Marsco left a legacy in Liberty Twp.
PARENTS always adorn their children with so many words of wisdom as they’re growing up, especially when it comes to sports.
Some concepts are easy to grasp.
Father: “Keep your eye on the ball, son.”
Son: “Thanks, Dad. How many years of baseball school did you take to learn that secret?”
Others aren’t so easily comprehended, like passing the ball to an inferior teammate, or coming out of the game to let someone else play — even though he/she may not be as talented as you. Then there’s dealing with losing and learning from it. It can be difficult for grown men and women to take something from a defeat, let alone children.
It’s all part of the game, and sometimes, it’s part of life.
Interviewing those who recently lost a loved one is probably the hardest part of being a journalist, but it’s often in those talks that some of the greatest insight is discovered. One thing I’ve learned from those discussions is that sports can teach people a lot about life and how to deal with the good times and the bad.
I spoke to an old friend this week. We weren’t even teenagers when I met Michael A. Marsco III, better known as “Mick” to anyone who attended Liberty High School in the late 1990s. He was a junior when I was a freshman, and like most upperclassmen, he wasn’t really keen on being boys with a 14-year-old who ran his mouth way too much for a kid who was 5-foot-4 and 100 pounds. (I’ve since hit a growth spurt.)
Nevertheless, I looked up to Mick. He was a Marsco, and people from Liberty respected the Marscos, in large part because just about anyone who ever played baseball in the township knew Michael Jr. Mick’s father was a fixture at Liberty’s Center Park, the hub of youth baseball in Liberty. It had three fields back in my day, but it now has five — thanks mainly to Michael Jr., who was the president of the Liberty Township Baseball Association for nearly two decades.
Michael Jr. wasn’t just the president. He was a fun guy to be around, to talk to and to learn the game from. He walked around with a cool confidence about him that you hoped one day you could attain. (Kids these days would call it “swagger.”). He wasn’t going to pull candy out of his pocket or talk to you about how good he was back in his day for 15 minutes. He was going to help you as a baseball player and make you feel cooler for being in his presence.

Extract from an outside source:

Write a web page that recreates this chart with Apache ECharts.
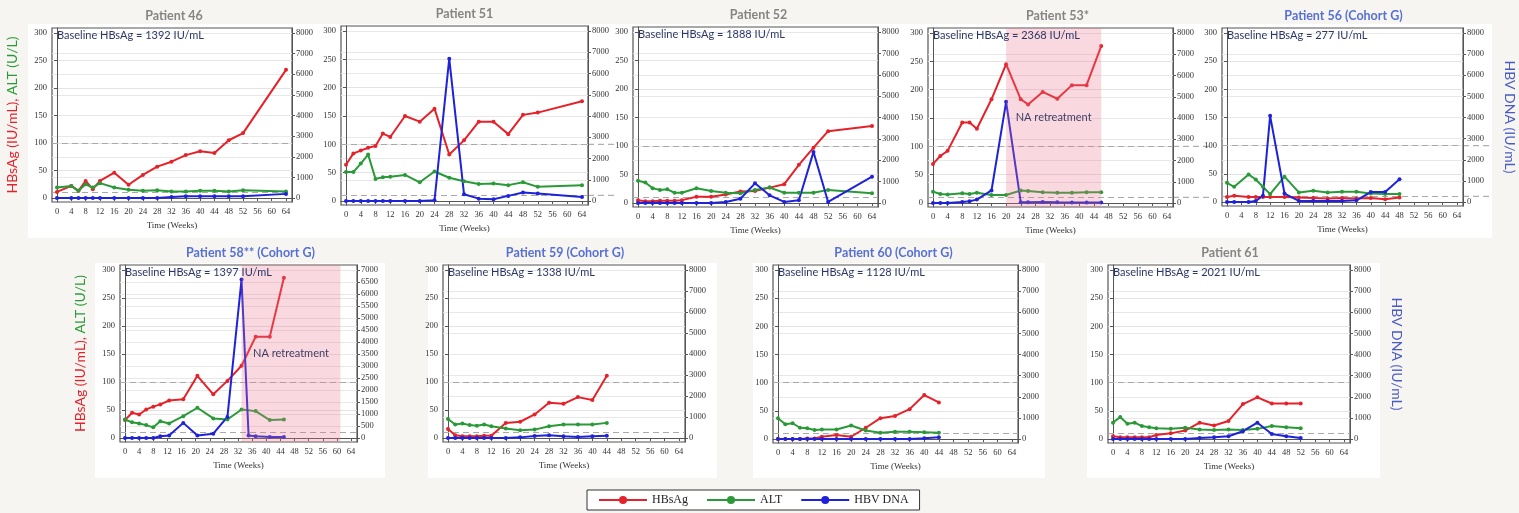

Anyway, this conversation with Mick was unlike any other we’ve had over the years, and it’s not one either of us really wanted to have. Michael Jr. passed away in September 2018, just a few months after being diagnosed with cancer. To honor him, the LTBA created a huge sign that looks over one of the fields. The billboard-like sign reads “Mike Marsco Field” and has a large picture of Mike in the middle of it.
Mick, along with his sisters, Amanda and Shana, and several other family and friends, attended the ceremony this past weekend, and Mick did an interview with me a few days later. Talking about how everything has unfolded over the last few months couldn’t have been easy, but Mick did it with the same cool confidence that always seemed to radiate from his father.
The man who used to coach Mick and his sisters — in sports and life — has moved on, but there are clear remnants of his spirit living through his family.
“Looking back on it now, it was one of the greatest parts of my life,” said Mick of playing baseball for his father. “Now I get to relive it coaching my kids. My dad coaching me and being at all my events, whether it was baseball or my football games, I always knew that he was there, supporting me. And same with my mom (Luanne). My parents were always there supporting us, and just to know that your dad is coaching you, it’s an honor.
“Now that I look back and look at all the pictures that I have of the teams and just the pictures taken during games, they were great times, and I cherish those memories that I have. Those are the main reasons that I’m I doing that for my kids. That’s why I try to be at everything they do, and teach them the right way to play and have fun doing it.”
Lessons he learned from his father — and sports — are ones he now passes on to his children. Hmm. Quite the concept, huh?
I’m not a parent. I can’t imagine what it’s like to balance work and supporting a family with being at your kids’ events. Hopefully one day I will learn that balance, and maybe I can pass on some of the same traits my father has taught me.
The point is: Be involved — in sports and with your kids. You don’t have to be the president of the league or possess the unmistakable glow of Michael Marsco Jr. You just have to push them to participate, do your best to help out and try to show them, as Mick said, “the right way” to play.
They’ll probably take more from sports than you know, just as I did from a somber discussion with an old friend. Mick admitted that the memories and reminders of his father are everywhere, and they’re incredibly hard for him to think about, but they seem to be what’s inspiring him to be a better man.
If that’s not learning from loss, I don’t know what is.
Rest in peace, Michael A. Marsco Jr., knowing that your legacy is in safe hands.